>>>

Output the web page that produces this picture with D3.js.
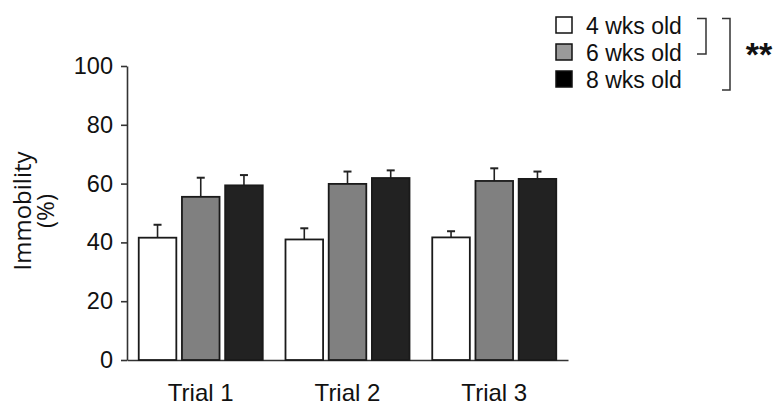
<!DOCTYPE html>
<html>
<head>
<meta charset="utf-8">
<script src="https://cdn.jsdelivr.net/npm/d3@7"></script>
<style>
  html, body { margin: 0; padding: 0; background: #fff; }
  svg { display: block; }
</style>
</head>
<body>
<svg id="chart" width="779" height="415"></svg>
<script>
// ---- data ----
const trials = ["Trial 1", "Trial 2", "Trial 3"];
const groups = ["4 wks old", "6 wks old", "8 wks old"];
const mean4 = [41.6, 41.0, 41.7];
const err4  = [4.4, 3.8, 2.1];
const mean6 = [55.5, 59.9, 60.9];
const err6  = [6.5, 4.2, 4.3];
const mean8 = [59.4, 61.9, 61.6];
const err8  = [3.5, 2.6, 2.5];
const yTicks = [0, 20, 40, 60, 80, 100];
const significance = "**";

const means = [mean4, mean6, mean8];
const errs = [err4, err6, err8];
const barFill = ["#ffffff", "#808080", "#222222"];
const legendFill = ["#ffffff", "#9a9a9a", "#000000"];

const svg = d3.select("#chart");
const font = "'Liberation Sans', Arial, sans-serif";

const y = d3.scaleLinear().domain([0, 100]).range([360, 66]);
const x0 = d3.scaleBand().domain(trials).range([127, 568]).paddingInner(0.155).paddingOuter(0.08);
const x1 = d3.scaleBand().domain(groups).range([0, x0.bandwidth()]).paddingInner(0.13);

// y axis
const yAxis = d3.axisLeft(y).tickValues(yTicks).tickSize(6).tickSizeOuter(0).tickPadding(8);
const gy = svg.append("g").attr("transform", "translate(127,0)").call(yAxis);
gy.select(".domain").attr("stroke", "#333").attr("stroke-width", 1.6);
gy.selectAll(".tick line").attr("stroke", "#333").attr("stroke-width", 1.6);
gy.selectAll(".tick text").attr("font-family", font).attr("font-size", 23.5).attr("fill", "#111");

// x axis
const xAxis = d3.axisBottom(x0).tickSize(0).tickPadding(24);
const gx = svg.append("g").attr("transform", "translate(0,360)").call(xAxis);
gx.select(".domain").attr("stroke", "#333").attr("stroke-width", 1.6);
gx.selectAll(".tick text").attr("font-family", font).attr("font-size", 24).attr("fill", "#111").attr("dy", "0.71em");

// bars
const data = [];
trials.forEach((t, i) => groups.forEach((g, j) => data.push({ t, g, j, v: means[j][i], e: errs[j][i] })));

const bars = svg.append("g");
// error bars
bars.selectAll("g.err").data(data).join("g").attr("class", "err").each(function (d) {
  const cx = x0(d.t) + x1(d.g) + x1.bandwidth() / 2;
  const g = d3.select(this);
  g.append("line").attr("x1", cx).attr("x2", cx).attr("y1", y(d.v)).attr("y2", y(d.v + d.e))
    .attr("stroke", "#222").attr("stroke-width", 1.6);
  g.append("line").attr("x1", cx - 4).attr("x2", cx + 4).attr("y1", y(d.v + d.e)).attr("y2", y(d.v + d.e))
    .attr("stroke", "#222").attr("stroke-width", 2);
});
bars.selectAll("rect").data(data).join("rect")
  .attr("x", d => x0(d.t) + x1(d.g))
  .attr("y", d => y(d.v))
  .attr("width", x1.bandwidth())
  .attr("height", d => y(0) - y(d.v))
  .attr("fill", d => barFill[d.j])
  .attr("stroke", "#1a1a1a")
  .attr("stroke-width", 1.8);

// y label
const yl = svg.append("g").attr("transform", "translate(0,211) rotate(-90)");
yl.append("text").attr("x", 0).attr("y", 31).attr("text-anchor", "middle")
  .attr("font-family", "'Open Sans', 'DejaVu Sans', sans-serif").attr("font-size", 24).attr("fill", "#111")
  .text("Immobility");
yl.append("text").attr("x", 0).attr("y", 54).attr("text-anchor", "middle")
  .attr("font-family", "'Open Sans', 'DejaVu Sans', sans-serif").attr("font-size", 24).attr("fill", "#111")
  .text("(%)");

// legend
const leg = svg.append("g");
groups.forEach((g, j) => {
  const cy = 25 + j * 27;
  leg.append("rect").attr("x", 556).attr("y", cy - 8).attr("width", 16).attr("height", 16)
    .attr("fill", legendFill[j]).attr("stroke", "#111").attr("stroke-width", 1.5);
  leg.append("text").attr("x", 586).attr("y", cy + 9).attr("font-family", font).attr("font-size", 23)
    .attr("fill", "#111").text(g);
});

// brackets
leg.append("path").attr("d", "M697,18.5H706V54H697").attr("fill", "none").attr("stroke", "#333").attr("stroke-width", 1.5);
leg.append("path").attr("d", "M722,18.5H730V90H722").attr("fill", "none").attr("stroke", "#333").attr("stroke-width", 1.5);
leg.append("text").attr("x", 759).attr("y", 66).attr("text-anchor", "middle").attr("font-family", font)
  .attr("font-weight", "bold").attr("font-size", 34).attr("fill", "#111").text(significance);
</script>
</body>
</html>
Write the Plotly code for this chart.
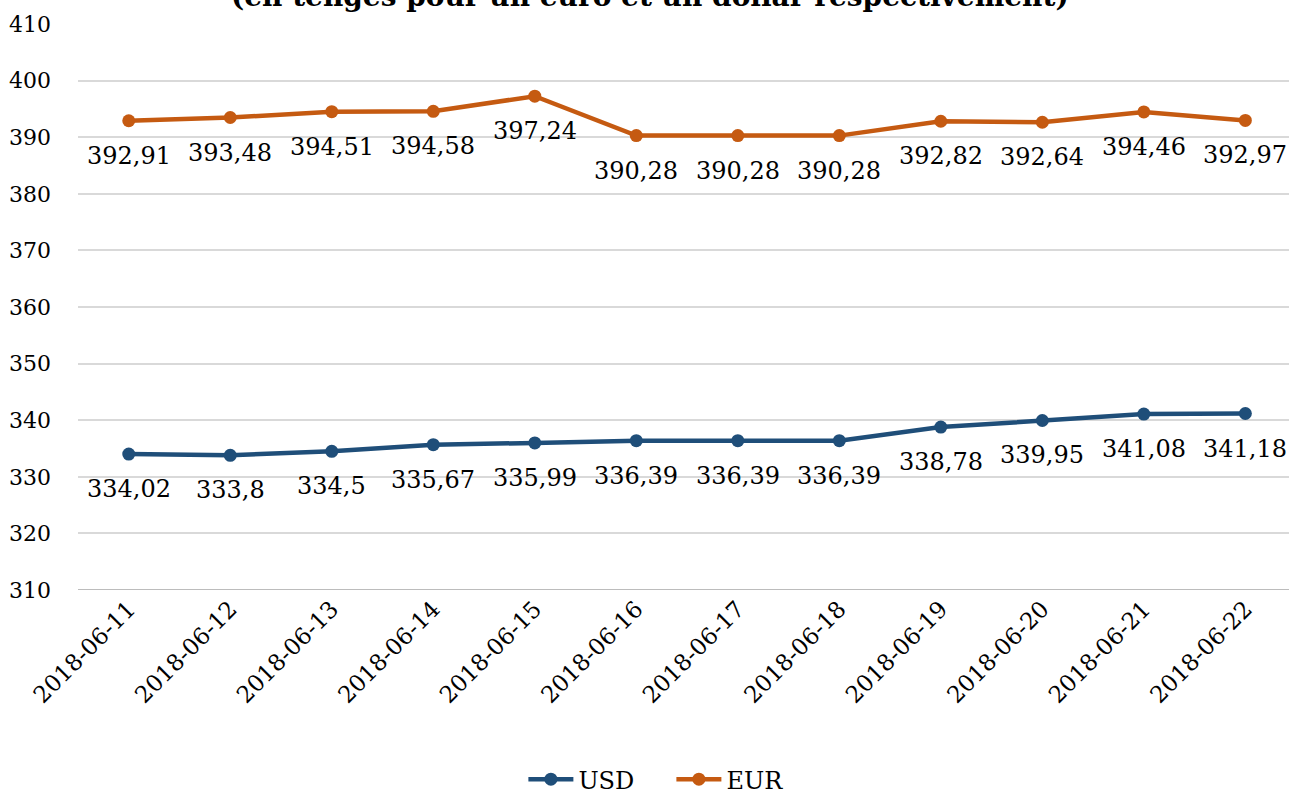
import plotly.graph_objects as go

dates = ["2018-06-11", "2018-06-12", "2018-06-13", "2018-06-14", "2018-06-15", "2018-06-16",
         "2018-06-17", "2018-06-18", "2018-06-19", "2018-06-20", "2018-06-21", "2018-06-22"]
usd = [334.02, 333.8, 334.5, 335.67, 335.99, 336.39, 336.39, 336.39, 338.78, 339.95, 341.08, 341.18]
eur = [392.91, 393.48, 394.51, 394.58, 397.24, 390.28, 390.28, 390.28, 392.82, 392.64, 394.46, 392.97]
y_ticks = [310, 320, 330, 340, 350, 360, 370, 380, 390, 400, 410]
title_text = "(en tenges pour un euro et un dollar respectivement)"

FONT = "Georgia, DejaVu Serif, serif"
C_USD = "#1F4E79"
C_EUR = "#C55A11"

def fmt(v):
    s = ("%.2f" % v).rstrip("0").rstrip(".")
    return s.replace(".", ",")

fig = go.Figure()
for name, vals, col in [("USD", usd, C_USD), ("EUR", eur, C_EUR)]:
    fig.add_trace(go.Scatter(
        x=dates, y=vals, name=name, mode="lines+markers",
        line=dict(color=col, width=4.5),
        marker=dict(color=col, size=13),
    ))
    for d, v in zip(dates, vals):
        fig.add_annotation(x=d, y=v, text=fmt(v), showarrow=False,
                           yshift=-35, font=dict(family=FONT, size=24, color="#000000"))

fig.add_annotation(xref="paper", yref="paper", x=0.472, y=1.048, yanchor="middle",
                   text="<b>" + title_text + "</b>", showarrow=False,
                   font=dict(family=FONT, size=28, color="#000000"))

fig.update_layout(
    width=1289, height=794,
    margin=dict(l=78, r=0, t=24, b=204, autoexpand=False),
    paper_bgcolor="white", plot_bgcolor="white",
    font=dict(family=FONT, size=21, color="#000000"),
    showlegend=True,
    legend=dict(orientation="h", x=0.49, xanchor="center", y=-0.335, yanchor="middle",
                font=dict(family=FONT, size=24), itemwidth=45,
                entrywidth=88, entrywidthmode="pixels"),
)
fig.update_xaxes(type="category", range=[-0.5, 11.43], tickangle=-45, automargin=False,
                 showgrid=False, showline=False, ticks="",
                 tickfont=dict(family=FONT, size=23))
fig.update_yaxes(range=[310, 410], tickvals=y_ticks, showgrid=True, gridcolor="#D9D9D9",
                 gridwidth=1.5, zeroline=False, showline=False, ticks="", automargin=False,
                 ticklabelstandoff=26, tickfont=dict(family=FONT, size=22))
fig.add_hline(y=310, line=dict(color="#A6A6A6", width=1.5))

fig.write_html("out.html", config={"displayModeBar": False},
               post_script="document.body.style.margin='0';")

<<<

▶ What you are asked to do
In your copy, repeat each record exactly and include no pictures.

▶ Expected output
Output the web page that produces this picture with D3.js.
<!DOCTYPE html>
<html>
<head>
<meta charset="utf-8">
<script src="https://cdn.jsdelivr.net/npm/d3@7"></script>
<style>
  html, body { margin: 0; padding: 0; background: #fff; }
  svg { display: block; }
</style>
</head>
<body>
<svg id="chart" width="779" height="415"></svg>
<script>
// ---- data ----
const trials = ["Trial 1", "Trial 2", "Trial 3"];
const groups = ["4 wks old", "6 wks old", "8 wks old"];
const mean4 = [41.6, 41.0, 41.7];
const err4  = [4.4, 3.8, 2.1];
const mean6 = [55.5, 59.9, 60.9];
const err6  = [6.5, 4.2, 4.3];
const mean8 = [59.4, 61.9, 61.6];
const err8  = [3.5, 2.6, 2.5];
const yTicks = [0, 20, 40, 60, 80, 100];
const significance = "**";

const means = [mean4, mean6, mean8];
const errs = [err4, err6, err8];
const barFill = ["#ffffff", "#808080", "#222222"];
const legendFill = ["#ffffff", "#9a9a9a", "#000000"];

const svg = d3.select("#chart");
const font = "'Liberation Sans', Arial, sans-serif";

const y = d3.scaleLinear().domain([0, 100]).range([360, 66]);
const x0 = d3.scaleBand().domain(trials).range([127, 568]).paddingInner(0.155).paddingOuter(0.08);
const x1 = d3.scaleBand().domain(groups).range([0, x0.bandwidth()]).paddingInner(0.13);

// y axis
const yAxis = d3.axisLeft(y).tickValues(yTicks).tickSize(6).tickSizeOuter(0).tickPadding(8);
const gy = svg.append("g").attr("transform", "translate(127,0)").call(yAxis);
gy.select(".domain").attr("stroke", "#333").attr("stroke-width", 1.6);
gy.selectAll(".tick line").attr("stroke", "#333").attr("stroke-width", 1.6);
gy.selectAll(".tick text").attr("font-family", font).attr("font-size", 23.5).attr("fill", "#111");

// x axis
const xAxis = d3.axisBottom(x0).tickSize(0).tickPadding(24);
const gx = svg.append("g").attr("transform", "translate(0,360)").call(xAxis);
gx.select(".domain").attr("stroke", "#333").attr("stroke-width", 1.6);
gx.selectAll(".tick text").attr("font-family", font).attr("font-size", 24).attr("fill", "#111").attr("dy", "0.71em");

// bars
const data = [];
trials.forEach((t, i) => groups.forEach((g, j) => data.push({ t, g, j, v: means[j][i], e: errs[j][i] })));

const bars = svg.append("g");
// error bars
bars.selectAll("g.err").data(data).join("g").attr("class", "err").each(function (d) {
  const cx = x0(d.t) + x1(d.g) + x1.bandwidth() / 2;
  const g = d3.select(this);
  g.append("line").attr("x1", cx).attr("x2", cx).attr("y1", y(d.v)).attr("y2", y(d.v + d.e))
    .attr("stroke", "#222").attr("stroke-width", 1.6);
  g.append("line").attr("x1", cx - 4).attr("x2", cx + 4).attr("y1", y(d.v + d.e)).attr("y2", y(d.v + d.e))
    .attr("stroke", "#222").attr("stroke-width", 2);
});
bars.selectAll("rect").data(data).join("rect")
  .attr("x", d => x0(d.t) + x1(d.g))
  .attr("y", d => y(d.v))
  .attr("width", x1.bandwidth())
  .attr("height", d => y(0) - y(d.v))
  .attr("fill", d => barFill[d.j])
  .attr("stroke", "#1a1a1a")
  .attr("stroke-width", 1.8);

// y label
const yl = svg.append("g").attr("transform", "translate(0,211) rotate(-90)");
yl.append("text").attr("x", 0).attr("y", 31).attr("text-anchor", "middle")
  .attr("font-family", "'Open Sans', 'DejaVu Sans', sans-serif").attr("font-size", 24).attr("fill", "#111")
  .text("Immobility");
yl.append("text").attr("x", 0).attr("y", 54).attr("text-anchor", "middle")
  .attr("font-family", "'Open Sans', 'DejaVu Sans', sans-serif").attr("font-size", 24).attr("fill", "#111")
  .text("(%)");

// legend
const leg = svg.append("g");
groups.forEach((g, j) => {
  const cy = 25 + j * 27;
  leg.append("rect").attr("x", 556).attr("y", cy - 8).attr("width", 16).attr("height", 16)
    .attr("fill", legendFill[j]).attr("stroke", "#111").attr("stroke-width", 1.5);
  leg.append("text").attr("x", 586).attr("y", cy + 9).attr("font-family", font).attr("font-size", 23)
    .attr("fill", "#111").text(g);
});

// brackets
leg.append("path").attr("d", "M697,18.5H706V54H697").attr("fill", "none").attr("stroke", "#333").attr("stroke-width", 1.5);
leg.append("path").attr("d", "M722,18.5H730V90H722").attr("fill", "none").attr("stroke", "#333").attr("stroke-width", 1.5);
leg.append("text").attr("x", 759).attr("y", 66).attr("text-anchor", "middle").attr("font-family", font)
  .attr("font-weight", "bold").attr("font-size", 34).attr("fill", "#111").text(significance);
</script>
</body>
</html>
Write the Plotly code for this chart.
import plotly.graph_objects as go

dates = ["2018-06-11", "2018-06-12", "2018-06-13", "2018-06-14", "2018-06-15", "2018-06-16",
         "2018-06-17", "2018-06-18", "2018-06-19", "2018-06-20", "2018-06-21", "2018-06-22"]
usd = [334.02, 333.8, 334.5, 335.67, 335.99, 336.39, 336.39, 336.39, 338.78, 339.95, 341.08, 341.18]
eur = [392.91, 393.48, 394.51, 394.58, 397.24, 390.28, 390.28, 390.28, 392.82, 392.64, 394.46, 392.97]
y_ticks = [310, 320, 330, 340, 350, 360, 370, 380, 390, 400, 410]
title_text = "(en tenges pour un euro et un dollar respectivement)"

FONT = "Georgia, DejaVu Serif, serif"
C_USD = "#1F4E79"
C_EUR = "#C55A11"

def fmt(v):
    s = ("%.2f" % v).rstrip("0").rstrip(".")
    return s.replace(".", ",")

fig = go.Figure()
for name, vals, col in [("USD", usd, C_USD), ("EUR", eur, C_EUR)]:
    fig.add_trace(go.Scatter(
        x=dates, y=vals, name=name, mode="lines+markers",
        line=dict(color=col, width=4.5),
        marker=dict(color=col, size=13),
    ))
    for d, v in zip(dates, vals):
        fig.add_annotation(x=d, y=v, text=fmt(v), showarrow=False,
                           yshift=-35, font=dict(family=FONT, size=24, color="#000000"))

fig.add_annotation(xref="paper", yref="paper", x=0.472, y=1.048, yanchor="middle",
                   text="<b>" + title_text + "</b>", showarrow=False,
                   font=dict(family=FONT, size=28, color="#000000"))

fig.update_layout(
    width=1289, height=794,
    margin=dict(l=78, r=0, t=24, b=204, autoexpand=False),
    paper_bgcolor="white", plot_bgcolor="white",
    font=dict(family=FONT, size=21, color="#000000"),
    showlegend=True,
    legend=dict(orientation="h", x=0.49, xanchor="center", y=-0.335, yanchor="middle",
                font=dict(family=FONT, size=24), itemwidth=45,
                entrywidth=88, entrywidthmode="pixels"),
)
fig.update_xaxes(type="category", range=[-0.5, 11.43], tickangle=-45, automargin=False,
                 showgrid=False, showline=False, ticks="",
                 tickfont=dict(family=FONT, size=23))
fig.update_yaxes(range=[310, 410], tickvals=y_ticks, showgrid=True, gridcolor="#D9D9D9",
                 gridwidth=1.5, zeroline=False, showline=False, ticks="", automargin=False,
                 ticklabelstandoff=26, tickfont=dict(family=FONT, size=22))
fig.add_hline(y=310, line=dict(color="#A6A6A6", width=1.5))

fig.write_html("out.html", config={"displayModeBar": False},
               post_script="document.body.style.margin='0';")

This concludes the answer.